To vote Yes is exposed correctly .
But why some people voted No in Holland and France?
The EU parliament agreed and signed an agreement on referendums for the treaty Than why only Ireland has got it?
http://nl.youtube.com/watch?v=J4kA0mSi2Xs
Hi folks,
it is considered to be allright to say YES to the Lisbon treaty…
And it is considered wrong to say NO.
Where remains the democratic way of the people to say YES or also NO??
I am a Swiss guy and I am telling you - as long as I am able I will say no to this crazy Bruxelles bureaucratic democratur. I have been living for 12 years in the European Union - folks this will be the real mess with the Lisbon Treaty!!! (Just check out what is in it!!!)
Long live freedom! Long live Switzerland!

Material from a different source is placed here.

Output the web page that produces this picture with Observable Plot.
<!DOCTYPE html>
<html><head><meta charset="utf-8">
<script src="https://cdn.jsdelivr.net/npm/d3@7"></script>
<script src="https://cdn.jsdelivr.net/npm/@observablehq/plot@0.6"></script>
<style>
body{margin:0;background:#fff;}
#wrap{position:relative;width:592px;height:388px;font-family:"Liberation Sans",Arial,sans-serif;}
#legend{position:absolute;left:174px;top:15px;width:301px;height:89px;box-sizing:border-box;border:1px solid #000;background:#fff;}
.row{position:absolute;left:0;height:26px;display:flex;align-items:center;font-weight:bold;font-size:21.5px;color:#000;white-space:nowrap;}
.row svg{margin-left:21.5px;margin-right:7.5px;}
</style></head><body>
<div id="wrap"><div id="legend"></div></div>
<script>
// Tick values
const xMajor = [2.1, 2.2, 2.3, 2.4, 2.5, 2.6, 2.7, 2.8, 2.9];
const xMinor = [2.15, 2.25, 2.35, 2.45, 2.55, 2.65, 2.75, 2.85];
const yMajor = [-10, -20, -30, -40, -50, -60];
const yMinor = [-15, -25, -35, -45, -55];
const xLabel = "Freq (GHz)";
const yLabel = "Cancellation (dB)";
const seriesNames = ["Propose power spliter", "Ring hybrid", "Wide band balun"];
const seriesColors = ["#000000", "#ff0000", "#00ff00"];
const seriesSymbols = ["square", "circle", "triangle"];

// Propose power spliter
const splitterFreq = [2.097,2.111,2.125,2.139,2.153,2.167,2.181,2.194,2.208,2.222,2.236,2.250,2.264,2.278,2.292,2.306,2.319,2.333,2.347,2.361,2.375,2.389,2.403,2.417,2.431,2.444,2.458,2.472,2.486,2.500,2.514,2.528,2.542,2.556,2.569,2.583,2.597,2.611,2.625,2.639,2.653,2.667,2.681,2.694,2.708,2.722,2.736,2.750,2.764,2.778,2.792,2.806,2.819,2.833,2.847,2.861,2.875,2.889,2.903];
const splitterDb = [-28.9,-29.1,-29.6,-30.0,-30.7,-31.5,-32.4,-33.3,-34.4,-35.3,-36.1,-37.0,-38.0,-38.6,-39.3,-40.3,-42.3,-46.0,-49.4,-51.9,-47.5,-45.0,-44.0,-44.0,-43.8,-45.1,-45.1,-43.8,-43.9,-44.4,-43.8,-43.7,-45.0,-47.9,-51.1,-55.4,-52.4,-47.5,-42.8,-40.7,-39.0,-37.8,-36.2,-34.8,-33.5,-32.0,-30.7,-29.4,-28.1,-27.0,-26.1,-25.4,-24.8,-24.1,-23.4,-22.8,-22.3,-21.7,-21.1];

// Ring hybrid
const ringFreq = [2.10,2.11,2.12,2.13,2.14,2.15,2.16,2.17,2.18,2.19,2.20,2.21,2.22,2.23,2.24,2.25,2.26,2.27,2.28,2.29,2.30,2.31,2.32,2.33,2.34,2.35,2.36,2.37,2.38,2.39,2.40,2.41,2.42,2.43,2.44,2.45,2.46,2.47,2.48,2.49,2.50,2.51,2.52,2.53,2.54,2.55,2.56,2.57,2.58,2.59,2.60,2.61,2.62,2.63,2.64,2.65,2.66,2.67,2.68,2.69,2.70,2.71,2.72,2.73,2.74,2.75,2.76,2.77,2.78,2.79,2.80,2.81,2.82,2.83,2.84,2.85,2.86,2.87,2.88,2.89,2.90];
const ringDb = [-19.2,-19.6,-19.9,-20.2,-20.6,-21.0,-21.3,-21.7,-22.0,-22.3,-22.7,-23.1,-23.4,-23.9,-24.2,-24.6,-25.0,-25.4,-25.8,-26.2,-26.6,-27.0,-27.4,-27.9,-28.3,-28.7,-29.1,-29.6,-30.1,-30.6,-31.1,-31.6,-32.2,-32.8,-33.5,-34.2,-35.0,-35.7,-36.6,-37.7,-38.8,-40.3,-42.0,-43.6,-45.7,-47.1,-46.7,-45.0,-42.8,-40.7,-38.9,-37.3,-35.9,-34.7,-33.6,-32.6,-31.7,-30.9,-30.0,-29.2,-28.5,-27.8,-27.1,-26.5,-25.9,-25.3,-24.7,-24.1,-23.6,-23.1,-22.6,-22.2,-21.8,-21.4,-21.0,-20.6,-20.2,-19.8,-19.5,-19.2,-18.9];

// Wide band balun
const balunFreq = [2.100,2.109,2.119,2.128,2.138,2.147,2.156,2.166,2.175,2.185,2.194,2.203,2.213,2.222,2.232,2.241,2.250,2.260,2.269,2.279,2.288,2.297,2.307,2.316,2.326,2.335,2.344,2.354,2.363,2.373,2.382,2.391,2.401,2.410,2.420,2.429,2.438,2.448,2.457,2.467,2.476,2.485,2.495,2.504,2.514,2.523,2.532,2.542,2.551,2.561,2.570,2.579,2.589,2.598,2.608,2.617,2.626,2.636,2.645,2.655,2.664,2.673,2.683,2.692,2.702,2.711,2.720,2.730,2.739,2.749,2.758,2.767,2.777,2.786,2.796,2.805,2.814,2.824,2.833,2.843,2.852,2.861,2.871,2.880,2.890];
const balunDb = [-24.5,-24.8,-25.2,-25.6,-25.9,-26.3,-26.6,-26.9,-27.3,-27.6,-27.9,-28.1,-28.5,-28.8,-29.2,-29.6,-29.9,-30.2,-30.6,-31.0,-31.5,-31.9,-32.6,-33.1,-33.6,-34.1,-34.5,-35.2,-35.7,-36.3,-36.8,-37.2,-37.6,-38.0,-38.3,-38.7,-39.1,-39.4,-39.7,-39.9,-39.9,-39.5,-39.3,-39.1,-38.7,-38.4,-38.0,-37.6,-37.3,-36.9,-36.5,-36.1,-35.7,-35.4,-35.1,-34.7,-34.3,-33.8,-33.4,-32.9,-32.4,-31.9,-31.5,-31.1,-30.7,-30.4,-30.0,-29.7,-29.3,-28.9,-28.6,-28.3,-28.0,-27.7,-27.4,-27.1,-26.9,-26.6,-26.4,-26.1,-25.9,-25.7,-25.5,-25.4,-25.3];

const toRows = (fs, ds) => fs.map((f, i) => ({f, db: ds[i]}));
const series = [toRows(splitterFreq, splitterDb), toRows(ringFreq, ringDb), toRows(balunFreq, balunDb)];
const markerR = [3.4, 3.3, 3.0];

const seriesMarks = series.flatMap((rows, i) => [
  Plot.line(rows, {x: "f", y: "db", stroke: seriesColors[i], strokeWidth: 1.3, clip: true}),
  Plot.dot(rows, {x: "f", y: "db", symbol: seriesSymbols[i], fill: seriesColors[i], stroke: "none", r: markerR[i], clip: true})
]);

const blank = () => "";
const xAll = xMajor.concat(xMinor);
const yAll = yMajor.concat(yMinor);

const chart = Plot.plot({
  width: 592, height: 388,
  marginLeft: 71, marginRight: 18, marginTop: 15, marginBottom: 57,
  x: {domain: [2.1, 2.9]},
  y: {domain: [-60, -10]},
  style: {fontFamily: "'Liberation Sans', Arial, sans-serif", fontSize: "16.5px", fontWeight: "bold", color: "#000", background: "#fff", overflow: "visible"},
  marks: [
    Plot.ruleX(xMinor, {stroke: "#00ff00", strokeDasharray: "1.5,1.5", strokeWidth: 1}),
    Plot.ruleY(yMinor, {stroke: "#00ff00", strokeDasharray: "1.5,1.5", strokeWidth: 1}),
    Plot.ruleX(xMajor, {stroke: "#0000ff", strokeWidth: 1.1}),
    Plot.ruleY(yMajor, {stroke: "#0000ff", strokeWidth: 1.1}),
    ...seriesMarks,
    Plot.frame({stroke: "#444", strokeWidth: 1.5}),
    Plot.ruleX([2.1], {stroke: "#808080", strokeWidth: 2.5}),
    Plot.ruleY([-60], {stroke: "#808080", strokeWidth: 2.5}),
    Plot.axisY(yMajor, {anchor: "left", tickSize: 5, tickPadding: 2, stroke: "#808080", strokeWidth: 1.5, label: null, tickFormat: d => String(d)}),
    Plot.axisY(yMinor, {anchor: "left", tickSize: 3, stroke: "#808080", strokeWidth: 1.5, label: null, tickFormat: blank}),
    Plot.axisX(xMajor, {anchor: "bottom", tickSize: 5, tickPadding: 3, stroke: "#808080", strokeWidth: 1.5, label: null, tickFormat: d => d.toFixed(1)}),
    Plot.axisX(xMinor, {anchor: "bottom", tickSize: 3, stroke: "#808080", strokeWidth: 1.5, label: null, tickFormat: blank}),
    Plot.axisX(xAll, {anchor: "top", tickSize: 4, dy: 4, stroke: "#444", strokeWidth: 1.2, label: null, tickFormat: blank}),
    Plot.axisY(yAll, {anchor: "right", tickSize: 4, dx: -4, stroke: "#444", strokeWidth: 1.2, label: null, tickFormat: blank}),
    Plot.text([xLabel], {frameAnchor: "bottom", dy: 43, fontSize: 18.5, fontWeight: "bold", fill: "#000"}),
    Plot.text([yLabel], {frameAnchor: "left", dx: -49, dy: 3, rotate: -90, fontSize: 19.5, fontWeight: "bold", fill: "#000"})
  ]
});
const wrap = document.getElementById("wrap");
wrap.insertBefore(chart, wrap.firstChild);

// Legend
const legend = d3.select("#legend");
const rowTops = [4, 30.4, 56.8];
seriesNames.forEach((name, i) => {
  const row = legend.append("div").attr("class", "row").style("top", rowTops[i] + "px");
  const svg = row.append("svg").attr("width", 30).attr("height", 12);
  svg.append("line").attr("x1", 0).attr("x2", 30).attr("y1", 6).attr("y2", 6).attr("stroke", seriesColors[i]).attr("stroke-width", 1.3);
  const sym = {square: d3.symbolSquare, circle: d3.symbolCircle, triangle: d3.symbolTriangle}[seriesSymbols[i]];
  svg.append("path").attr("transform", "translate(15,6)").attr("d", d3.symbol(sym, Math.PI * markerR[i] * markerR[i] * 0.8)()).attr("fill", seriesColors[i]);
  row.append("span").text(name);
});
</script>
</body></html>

ok Martin I highly doubt that you have a single clue what is in the Treaty, otherwise you wouldn’t say that. I had to learn what the Lisbon Treaty says for an exam at school and I’m going to start studying politics after the summer holidays. I’m so sick of dumb people blocking everything the EU does. If you’re not fine with ANYTHING the EU offers you, then why are you in it at all? The Treaty makes it possible for countries to get out of the EU again, so how about if you’re against pretty much everything the EU says anyway, you just say ‘yes’ and then make your parlament get out of it again. Has ireland ever had a disadvantage from joining the Eu in the first place? No, in fact there was an economic upturn after they joined. So how about you just let politicians YOU VOTED do their job. You all should use your vote wisely in this referendum and just inform yourself about the treaty. Take your informations from reliable sources and not from a bunch of tabloids and don’t throw Europe 5 years back again for nothing.